• _DATA SEGMENT_:
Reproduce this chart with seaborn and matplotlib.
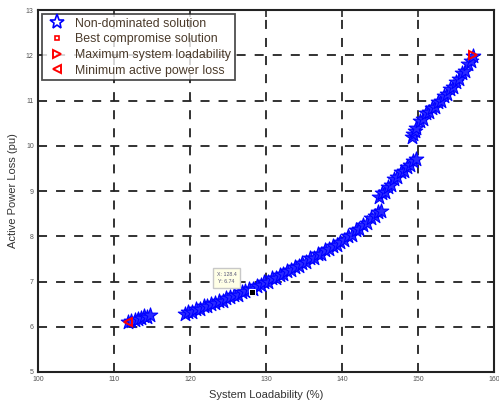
import numpy as np
import pandas as pd
import matplotlib
matplotlib.use("Agg")
import matplotlib.pyplot as plt
import seaborn as sns
from matplotlib.lines import Line2D

# Non-dominated solutions
seg_a_x = [111.9, 112.3, 112.8, 113.2, 113.6, 114.0, 114.4, 114.8]
seg_a_y = [6.10, 6.13, 6.14, 6.18, 6.19, 6.23, 6.22, 6.26]

seg_b_x = [119.3, 119.8, 120.3, 120.8, 121.3, 121.8, 122.3, 122.8, 123.3, 123.8,
           124.3, 124.8, 125.3, 125.8, 126.3, 126.8, 127.3, 127.8, 128.3, 128.8,
           129.3, 129.8, 130.3, 130.8, 131.3, 131.8, 132.3, 132.8, 133.3, 133.8,
           134.3, 134.8, 135.3, 135.8, 136.3, 136.8, 137.3, 137.8, 138.3, 138.8,
           139.3, 139.8, 140.3, 140.8, 141.3, 141.8, 142.3, 142.8, 143.3, 143.8,
           144.3, 144.8, 145.1]
seg_b_y = [6.28, 6.33, 6.33, 6.39, 6.40, 6.45, 6.46, 6.51, 6.52, 6.57,
           6.58, 6.64, 6.65, 6.71, 6.71, 6.77, 6.78, 6.84, 6.84, 6.91,
           6.92, 6.99, 7.00, 7.07, 7.08, 7.15, 7.16, 7.24, 7.25, 7.32,
           7.34, 7.42, 7.43, 7.51, 7.52, 7.60, 7.61, 7.69, 7.71, 7.78,
           7.80, 7.88, 7.91, 8.00, 8.03, 8.13, 8.16, 8.26, 8.30, 8.40,
           8.44, 8.54, 8.57]

seg_c_x = [144.9, 145.3, 145.7, 146.1, 146.5, 146.9, 147.3, 147.7, 148.1, 148.5,
           148.9, 149.3, 149.7]
seg_c_y = [8.87, 8.95, 8.99, 9.09, 9.14, 9.27, 9.32, 9.42, 9.45, 9.54,
           9.57, 9.66, 9.70]

seg_d_x = [149.2, 149.4, 149.6, 149.8, 150.2, 150.6, 151.0, 151.4, 151.8, 152.2, 152.6,
           153.0, 153.4, 153.8, 154.2, 154.6, 155.0, 155.4, 155.8, 156.2, 156.6,
           157.0, 157.2]
seg_d_y = [10.20, 10.27, 10.33, 10.40, 10.54, 10.60, 10.72, 10.74, 10.84, 10.86, 10.96,
           10.98, 11.10, 11.14, 11.26, 11.30, 11.42, 11.47, 11.60, 11.66, 11.80,
           11.88, 11.98]

best_x, best_y = 128.2, 6.76
max_load_x, max_load_y = 157.2, 12.0
min_loss_x, min_loss_y = 111.9, 6.10

x_ticks = [100, 110, 120, 130, 140, 150, 160]
y_ticks = [5, 6, 7, 8, 9, 10, 11, 12, 13]

df = pd.DataFrame({
    "x": seg_a_x + seg_b_x + seg_c_x + seg_d_x,
    "y": seg_a_y + seg_b_y + seg_c_y + seg_d_y,
})

sns.set_style("white")
plt.rcParams['font.family'] = ['Liberation Sans', 'DejaVu Sans']

fig = plt.figure(figsize=(4.99, 4.05), dpi=100)
ax = fig.add_axes([0.076, 0.0815, 0.914, 0.8935])

sns.scatterplot(data=df, x="x", y="y", ax=ax, marker="*", s=120,
                facecolor="#2a2aff", edgecolor="#0000ff", linewidth=0.8, zorder=3)

ax.plot([best_x], [best_y], marker="s", ms=3.5, color="red", mfc="none", mew=1, ls="none", zorder=4)
ax.plot([max_load_x], [max_load_y], marker=">", ms=6, color="red", mfc="none", mew=1.4, ls="none", zorder=4)
ax.plot([min_loss_x], [min_loss_y], marker="<", ms=6, color="red", mfc="none", mew=1.4, ls="none", zorder=4)
ax.plot([best_x], [best_y], marker="s", ms=4.5, color="black", mec="white", mew=0.7, ls="none", zorder=5)

# data tip
ax.text(124.8, 7.08, "X: 128.4\nY: 6.74", fontsize=3.8, ha="center", va="center",
        color="#555577", zorder=6, linespacing=1.6,
        bbox=dict(boxstyle="square,pad=0.7", fc="#ffffe6", ec="#c8c8c8", lw=1.0))

ax.set_xlim(100, 160)
ax.set_ylim(5, 13)
ax.set_xticks(x_ticks)
ax.set_yticks(y_ticks)
ax.set_xticklabels([str(t) for t in x_ticks], fontsize=5, color="#555555")
ax.set_yticklabels([str(t) for t in y_ticks], fontsize=5, color="#555555")
ax.tick_params(direction="in", length=5, width=1.2, top=True, right=True, pad=3)

ax.grid(True, color="#222222", linestyle=(0, (5, 5)), linewidth=1.3)
ax.set_axisbelow(True)
for s in ax.spines.values():
    s.set_color("#222222")
    s.set_linewidth(1.5)

ax.set_xlabel("System Loadability (%)", fontsize=8, color="#333333", labelpad=5)
ax.set_ylabel("Active Power Loss (pu)", fontsize=8, color="#333333", labelpad=6)

handles = [
    Line2D([], [], marker="*", ls="none", color="#0000ff", mfc="none", ms=11, mew=1.2),
    Line2D([], [], marker="s", ls="none", color="red", mfc="none", ms=3.5, mew=1.2),
    Line2D([], [], marker=">", ls="none", color="red", mfc="none", ms=6, mew=1.4),
    Line2D([], [], marker="<", ls="none", color="red", mfc="none", ms=6, mew=1.4),
]
labels = ["Non-dominated solution", "Best compromise solution",
          "Maximum system loadability", "Minimum active power loss"]
leg = ax.legend(handles, labels, loc="upper left", fontsize=8.9, frameon=True,
                fancybox=False, edgecolor="#222222", borderaxespad=0.3,
                handletextpad=0.5, labelspacing=0.3, borderpad=0.3,
                handlelength=1.9)
leg.get_frame().set_linewidth(1.3)
for t in leg.get_texts():
    t.set_color("#4a3a2a")

fig.savefig("out.png", dpi=100)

• _TASK DIRECTIONS_: Repeat the lines of the listing above verbatim, beginning at its first line and ending at the line containing "seg_a_y = [6.10, 6.13, 6.14, 6.18, 6.19, 6.23, 6.22, 6.26]", which is included. Omit pictures.

• _RESPONSE TO THIS EXERCISE_:
Reproduce this chart with seaborn and matplotlib.
import numpy as np
import pandas as pd
import matplotlib
matplotlib.use("Agg")
import matplotlib.pyplot as plt
import seaborn as sns
from matplotlib.lines import Line2D

# Non-dominated solutions
seg_a_x = [111.9, 112.3, 112.8, 113.2, 113.6, 114.0, 114.4, 114.8]
seg_a_y = [6.10, 6.13, 6.14, 6.18, 6.19, 6.23, 6.22, 6.26]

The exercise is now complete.